The fn_wo_magrittr doesn't use {magrittr}, so it identifies the right parent.frame() which has dfr and val defined.

But the function fn_wo_magrittr uses {magrittr} and so the parent.frame() is not directly the calling environment, but is probably changed by the %>%.

How do I find the proper calling environment? The one where %>% was called. I can't seem to figure this out.

Answer 1

What you are trying to do is probably not safe. As far as I know, magrittr doesn't document what stack frames look like when it is running, so while you might get it to work, it won't necessarily continue to work with the next magrittr release.

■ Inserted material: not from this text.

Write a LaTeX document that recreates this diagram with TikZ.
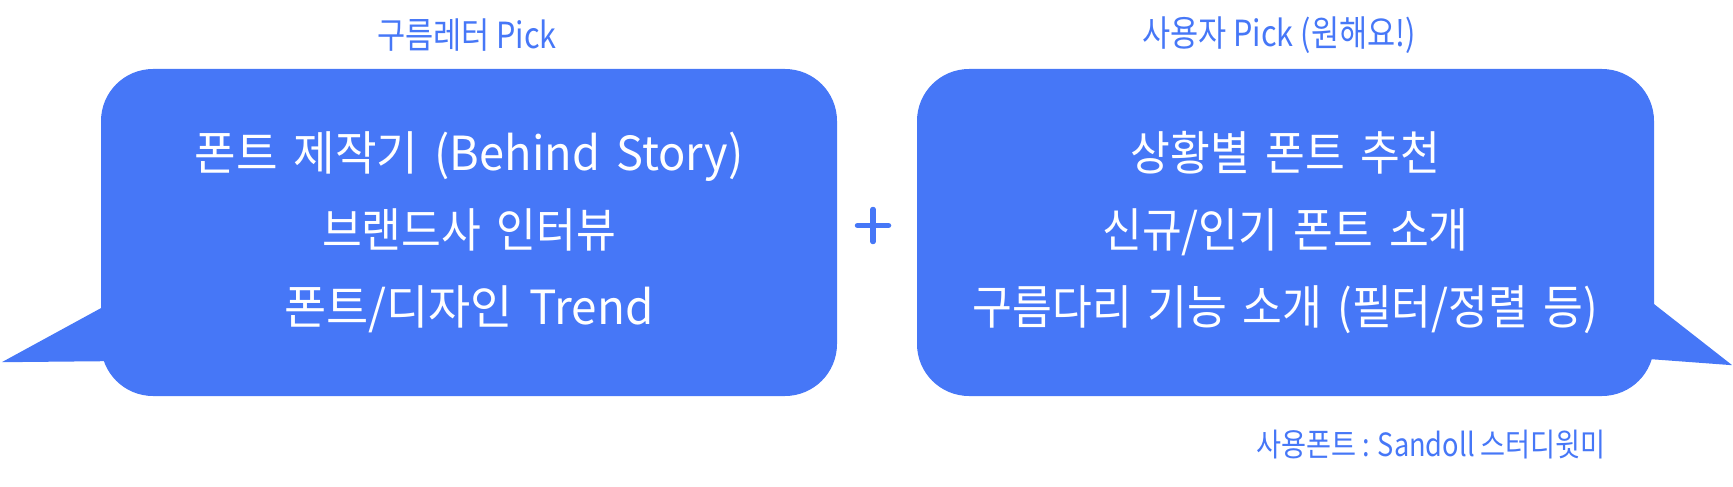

Instead, you should use the R pipe, |>. It is documented to do very simple syntax manipulation, so

dfr |>
    proper_filter(speed < val) 

is documented to be the same as

proper_filter(dfr, speed < val)

There are a few disadvantages to the R pipe: it is only available in R 4.1.0 or newer, and it is more limited, e.g. . is not supported as a place holder, so perhaps your best approach is not to use pipes at all.

Answer 2

1) explicitly pass environment In general, it is safer and more flexible to pass the environment to functions using environments. One can still use parent.frame() as the default but using an explicit argument allows the general situation to be handled.

library(magrittr)
val2 <- 10

proper_filter2 <- function(.data, ..., envir = parent.frame()) {
  code <- substitute(filter(.data, ...))
  print(ls(envir))
}

fn_w_magrittr2 <- function(dfr, val, .envir = environment()) {
  dfr %>% 
    proper_filter2(speed < val, envir = .envir)
}

fn_w_magrittr2(cars, val2)
## [1] "dfr"   "val"  

2) formulas Another way to handle this is to use formulas since they have environments. The formula argument of proper_filter3 should be a one sided formula.

library(magrittr)
val2 <- 10

proper_filter3 <- function(.data, formula) {
  code <- substitute(filter(.data, rhs), list(rhs = formula[[2]]))
  print(ls(environment(formula)))
}

fn_w_magrittr3 <- function(dfr, val) {
  .formula <- ~ speed < val
  dfr %>% 
    proper_filter3(.formula)
}

fn_w_magrittr3(cars, val2)
## [1] "dfr"     "val"   

3) pipe_eager_lexical The magrittr package contains a pipe_eager_lexical which is currently not assigned to a infix pipe symbol. It will be defined in the next version of magrittr as seen in this commit but in the meantime we can assign it to an infix symbol ourself.

# as in question
proper_filter <- function(.data, ...) {
  code = substitute(filter(.data, ...))
  print(names(parent.frame()))
}

`%!>%` <- magrittr::pipe_eager_lexical   # <------- note this definition
fn_w_magrittr4 <- function(dfr, val) {
  dfr %!>% 
    proper_filter(speed < val) 
}

val2 <- 10
fn_w_magrittr4(cars, val2)
## [1] "."   "dfr" "val"

There is some discussion of this in the magrittr issues in https://github.com/tidyverse/magrittr/issues/171, https://github.com/tidyverse/magrittr/issues/38 and https://github.com/tidyverse/magrittr/issues/70 and it seems that they concluded that this cannot be resolved in a general way within magrittr itself without sacrificing important features of magrittr although for the problem here magrittr's eager lexical pipe is sufficient.

The above show how to handle this while still using magrittr but workarounds replacing magrittr are possible too. Another answer mentions |> and the Bizarro pipe can be used for another workaround and not using pipes is, of course, always a possibility.